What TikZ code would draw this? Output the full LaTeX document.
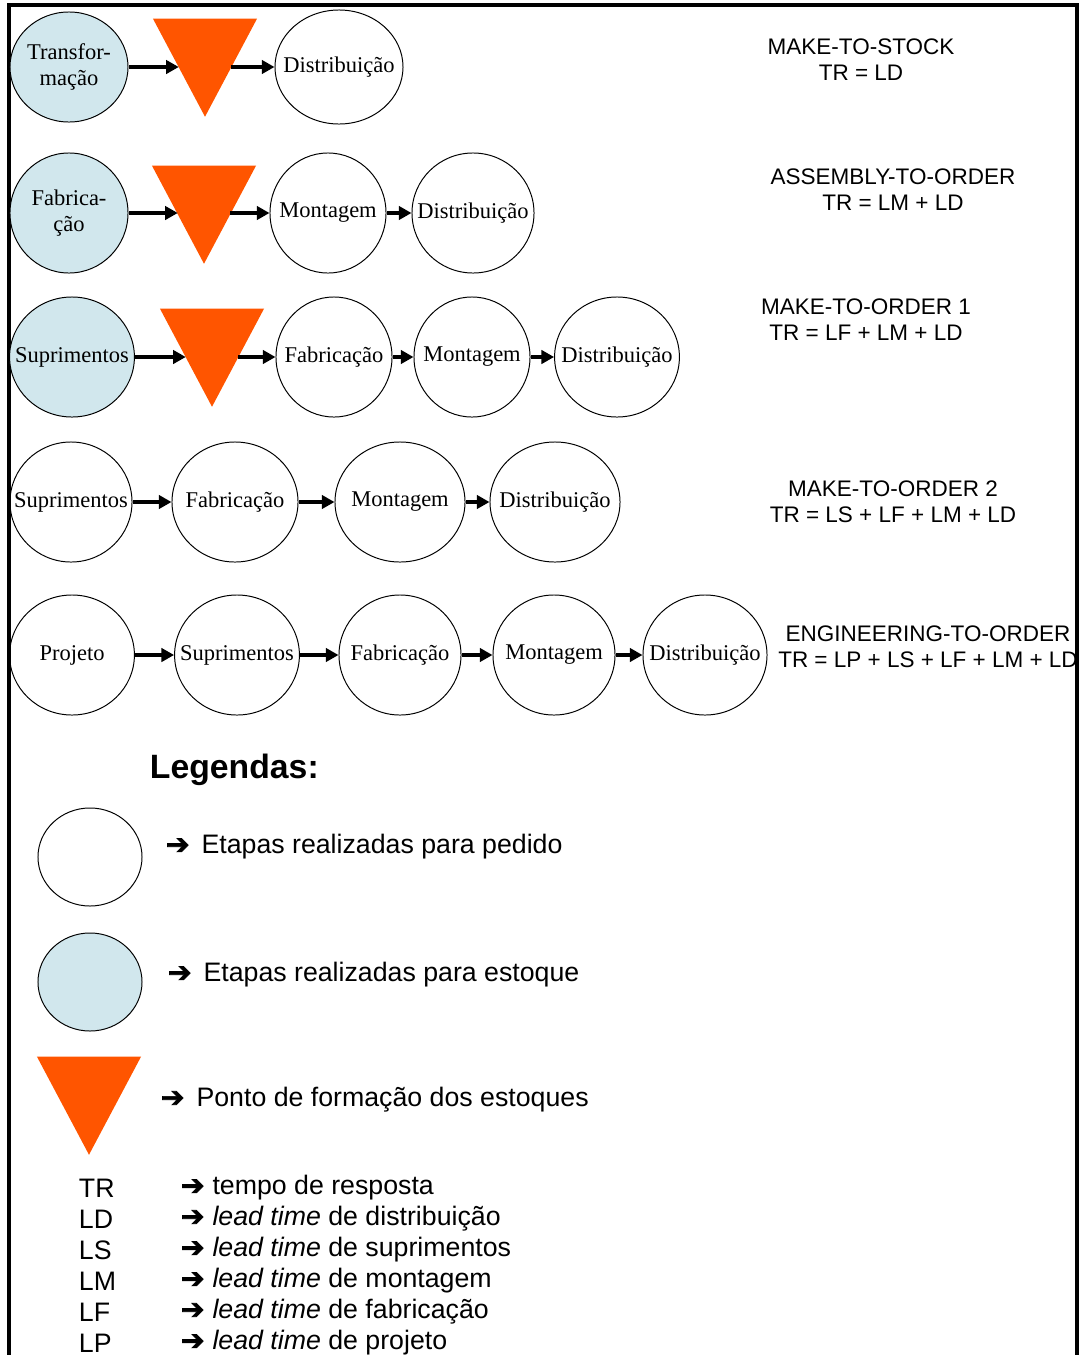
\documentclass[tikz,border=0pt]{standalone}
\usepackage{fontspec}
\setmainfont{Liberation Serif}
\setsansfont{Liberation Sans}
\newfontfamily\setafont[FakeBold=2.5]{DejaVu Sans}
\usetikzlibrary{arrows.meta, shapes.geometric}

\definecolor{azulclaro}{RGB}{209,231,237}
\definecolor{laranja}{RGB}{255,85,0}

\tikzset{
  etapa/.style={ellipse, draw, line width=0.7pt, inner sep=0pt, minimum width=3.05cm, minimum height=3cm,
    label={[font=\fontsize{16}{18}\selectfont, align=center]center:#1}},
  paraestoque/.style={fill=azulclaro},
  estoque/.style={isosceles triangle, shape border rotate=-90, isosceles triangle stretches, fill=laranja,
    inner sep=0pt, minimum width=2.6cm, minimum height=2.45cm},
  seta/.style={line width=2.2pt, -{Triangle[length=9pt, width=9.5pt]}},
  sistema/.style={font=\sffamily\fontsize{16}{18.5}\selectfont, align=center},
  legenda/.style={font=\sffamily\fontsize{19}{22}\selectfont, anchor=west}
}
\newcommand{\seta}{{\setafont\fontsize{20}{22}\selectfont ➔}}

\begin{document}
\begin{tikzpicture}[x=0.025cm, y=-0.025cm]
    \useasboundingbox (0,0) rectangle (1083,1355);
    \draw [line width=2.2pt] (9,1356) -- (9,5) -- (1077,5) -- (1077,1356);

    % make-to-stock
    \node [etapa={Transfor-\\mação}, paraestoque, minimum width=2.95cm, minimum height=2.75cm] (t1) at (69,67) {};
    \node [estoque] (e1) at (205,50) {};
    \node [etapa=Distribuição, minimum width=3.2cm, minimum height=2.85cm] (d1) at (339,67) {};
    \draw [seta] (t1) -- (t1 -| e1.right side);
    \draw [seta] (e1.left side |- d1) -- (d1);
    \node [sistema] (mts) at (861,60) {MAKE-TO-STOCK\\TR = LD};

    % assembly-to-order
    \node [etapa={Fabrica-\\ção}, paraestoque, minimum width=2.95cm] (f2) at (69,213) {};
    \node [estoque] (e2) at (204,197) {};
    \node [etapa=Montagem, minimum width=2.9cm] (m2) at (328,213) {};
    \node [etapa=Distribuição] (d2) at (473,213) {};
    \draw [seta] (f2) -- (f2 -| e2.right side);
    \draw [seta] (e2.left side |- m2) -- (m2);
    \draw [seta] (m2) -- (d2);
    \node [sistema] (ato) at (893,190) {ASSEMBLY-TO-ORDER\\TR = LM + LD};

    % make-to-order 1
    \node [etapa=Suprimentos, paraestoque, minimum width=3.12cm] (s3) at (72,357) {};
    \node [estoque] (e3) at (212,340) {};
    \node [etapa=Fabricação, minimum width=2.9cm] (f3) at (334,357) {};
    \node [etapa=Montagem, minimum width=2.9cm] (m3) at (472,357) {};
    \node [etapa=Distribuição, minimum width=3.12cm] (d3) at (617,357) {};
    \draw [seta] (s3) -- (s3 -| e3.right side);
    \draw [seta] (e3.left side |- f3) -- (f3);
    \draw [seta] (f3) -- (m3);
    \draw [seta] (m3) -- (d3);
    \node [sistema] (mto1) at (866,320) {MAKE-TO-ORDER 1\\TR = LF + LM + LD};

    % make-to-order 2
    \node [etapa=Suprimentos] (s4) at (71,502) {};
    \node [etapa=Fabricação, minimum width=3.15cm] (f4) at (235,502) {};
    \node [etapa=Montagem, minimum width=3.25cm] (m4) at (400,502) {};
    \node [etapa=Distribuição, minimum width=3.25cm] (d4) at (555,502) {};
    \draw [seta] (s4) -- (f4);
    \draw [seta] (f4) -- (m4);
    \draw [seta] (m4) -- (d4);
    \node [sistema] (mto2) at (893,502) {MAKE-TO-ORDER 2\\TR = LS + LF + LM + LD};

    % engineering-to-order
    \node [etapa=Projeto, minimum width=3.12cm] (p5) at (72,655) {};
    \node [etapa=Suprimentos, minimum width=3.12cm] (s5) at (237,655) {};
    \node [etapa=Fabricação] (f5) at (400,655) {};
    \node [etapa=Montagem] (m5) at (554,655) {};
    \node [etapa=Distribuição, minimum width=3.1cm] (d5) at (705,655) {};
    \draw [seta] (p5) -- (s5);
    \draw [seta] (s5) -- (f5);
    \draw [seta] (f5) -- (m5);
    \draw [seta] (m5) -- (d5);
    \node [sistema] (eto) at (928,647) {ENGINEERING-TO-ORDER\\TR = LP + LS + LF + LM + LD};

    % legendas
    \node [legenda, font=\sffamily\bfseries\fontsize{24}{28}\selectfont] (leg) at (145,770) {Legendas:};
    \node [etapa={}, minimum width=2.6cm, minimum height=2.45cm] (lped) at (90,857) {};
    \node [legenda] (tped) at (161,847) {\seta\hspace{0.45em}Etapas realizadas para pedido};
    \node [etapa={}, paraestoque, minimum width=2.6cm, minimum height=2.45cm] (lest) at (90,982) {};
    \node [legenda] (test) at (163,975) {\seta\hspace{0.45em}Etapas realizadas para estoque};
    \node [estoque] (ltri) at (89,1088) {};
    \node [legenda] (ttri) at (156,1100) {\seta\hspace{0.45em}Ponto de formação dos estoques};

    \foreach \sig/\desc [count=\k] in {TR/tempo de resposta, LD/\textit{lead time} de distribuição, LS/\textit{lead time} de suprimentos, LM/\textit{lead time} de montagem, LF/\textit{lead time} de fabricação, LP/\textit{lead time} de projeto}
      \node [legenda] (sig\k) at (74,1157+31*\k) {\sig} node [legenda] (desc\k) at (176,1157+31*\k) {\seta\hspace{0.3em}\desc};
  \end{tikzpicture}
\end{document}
————————
Write the lines above out again exactly, without any of their pictures.

What TikZ code would draw this? Output the full LaTeX document.
\documentclass[tikz,border=0pt]{standalone}
\usepackage{fontspec}
\setmainfont{Liberation Serif}
\setsansfont{Liberation Sans}
\newfontfamily\setafont[FakeBold=2.5]{DejaVu Sans}
\usetikzlibrary{arrows.meta, shapes.geometric}

\definecolor{azulclaro}{RGB}{209,231,237}
\definecolor{laranja}{RGB}{255,85,0}

\tikzset{
  etapa/.style={ellipse, draw, line width=0.7pt, inner sep=0pt, minimum width=3.05cm, minimum height=3cm,
    label={[font=\fontsize{16}{18}\selectfont, align=center]center:#1}},
  paraestoque/.style={fill=azulclaro},
  estoque/.style={isosceles triangle, shape border rotate=-90, isosceles triangle stretches, fill=laranja,
    inner sep=0pt, minimum width=2.6cm, minimum height=2.45cm},
  seta/.style={line width=2.2pt, -{Triangle[length=9pt, width=9.5pt]}},
  sistema/.style={font=\sffamily\fontsize{16}{18.5}\selectfont, align=center},
  legenda/.style={font=\sffamily\fontsize{19}{22}\selectfont, anchor=west}
}
\newcommand{\seta}{{\setafont\fontsize{20}{22}\selectfont ➔}}

\begin{document}
\begin{tikzpicture}[x=0.025cm, y=-0.025cm]
    \useasboundingbox (0,0) rectangle (1083,1355);
    \draw [line width=2.2pt] (9,1356) -- (9,5) -- (1077,5) -- (1077,1356);

    % make-to-stock
    \node [etapa={Transfor-\\mação}, paraestoque, minimum width=2.95cm, minimum height=2.75cm] (t1) at (69,67) {};
    \node [estoque] (e1) at (205,50) {};
    \node [etapa=Distribuição, minimum width=3.2cm, minimum height=2.85cm] (d1) at (339,67) {};
    \draw [seta] (t1) -- (t1 -| e1.right side);
    \draw [seta] (e1.left side |- d1) -- (d1);
    \node [sistema] (mts) at (861,60) {MAKE-TO-STOCK\\TR = LD};

    % assembly-to-order
    \node [etapa={Fabrica-\\ção}, paraestoque, minimum width=2.95cm] (f2) at (69,213) {};
    \node [estoque] (e2) at (204,197) {};
    \node [etapa=Montagem, minimum width=2.9cm] (m2) at (328,213) {};
    \node [etapa=Distribuição] (d2) at (473,213) {};
    \draw [seta] (f2) -- (f2 -| e2.right side);
    \draw [seta] (e2.left side |- m2) -- (m2);
    \draw [seta] (m2) -- (d2);
    \node [sistema] (ato) at (893,190) {ASSEMBLY-TO-ORDER\\TR = LM + LD};

    % make-to-order 1
    \node [etapa=Suprimentos, paraestoque, minimum width=3.12cm] (s3) at (72,357) {};
    \node [estoque] (e3) at (212,340) {};
    \node [etapa=Fabricação, minimum width=2.9cm] (f3) at (334,357) {};
    \node [etapa=Montagem, minimum width=2.9cm] (m3) at (472,357) {};
    \node [etapa=Distribuição, minimum width=3.12cm] (d3) at (617,357) {};
    \draw [seta] (s3) -- (s3 -| e3.right side);
    \draw [seta] (e3.left side |- f3) -- (f3);
    \draw [seta] (f3) -- (m3);
    \draw [seta] (m3) -- (d3);
    \node [sistema] (mto1) at (866,320) {MAKE-TO-ORDER 1\\TR = LF + LM + LD};

    % make-to-order 2
    \node [etapa=Suprimentos] (s4) at (71,502) {};
    \node [etapa=Fabricação, minimum width=3.15cm] (f4) at (235,502) {};
    \node [etapa=Montagem, minimum width=3.25cm] (m4) at (400,502) {};
    \node [etapa=Distribuição, minimum width=3.25cm] (d4) at (555,502) {};
    \draw [seta] (s4) -- (f4);
    \draw [seta] (f4) -- (m4);
    \draw [seta] (m4) -- (d4);
    \node [sistema] (mto2) at (893,502) {MAKE-TO-ORDER 2\\TR = LS + LF + LM + LD};

    % engineering-to-order
    \node [etapa=Projeto, minimum width=3.12cm] (p5) at (72,655) {};
    \node [etapa=Suprimentos, minimum width=3.12cm] (s5) at (237,655) {};
    \node [etapa=Fabricação] (f5) at (400,655) {};
    \node [etapa=Montagem] (m5) at (554,655) {};
    \node [etapa=Distribuição, minimum width=3.1cm] (d5) at (705,655) {};
    \draw [seta] (p5) -- (s5);
    \draw [seta] (s5) -- (f5);
    \draw [seta] (f5) -- (m5);
    \draw [seta] (m5) -- (d5);
    \node [sistema] (eto) at (928,647) {ENGINEERING-TO-ORDER\\TR = LP + LS + LF + LM + LD};

    % legendas
    \node [legenda, font=\sffamily\bfseries\fontsize{24}{28}\selectfont] (leg) at (145,770) {Legendas:};
    \node [etapa={}, minimum width=2.6cm, minimum height=2.45cm] (lped) at (90,857) {};
    \node [legenda] (tped) at (161,847) {\seta\hspace{0.45em}Etapas realizadas para pedido};
    \node [etapa={}, paraestoque, minimum width=2.6cm, minimum height=2.45cm] (lest) at (90,982) {};
    \node [legenda] (test) at (163,975) {\seta\hspace{0.45em}Etapas realizadas para estoque};
    \node [estoque] (ltri) at (89,1088) {};
    \node [legenda] (ttri) at (156,1100) {\seta\hspace{0.45em}Ponto de formação dos estoques};

    \foreach \sig/\desc [count=\k] in {TR/tempo de resposta, LD/\textit{lead time} de distribuição, LS/\textit{lead time} de suprimentos, LM/\textit{lead time} de montagem, LF/\textit{lead time} de fabricação, LP/\textit{lead time} de projeto}
      \node [legenda] (sig\k) at (74,1157+31*\k) {\sig} node [legenda] (desc\k) at (176,1157+31*\k) {\seta\hspace{0.3em}\desc};
  \end{tikzpicture}
\end{document}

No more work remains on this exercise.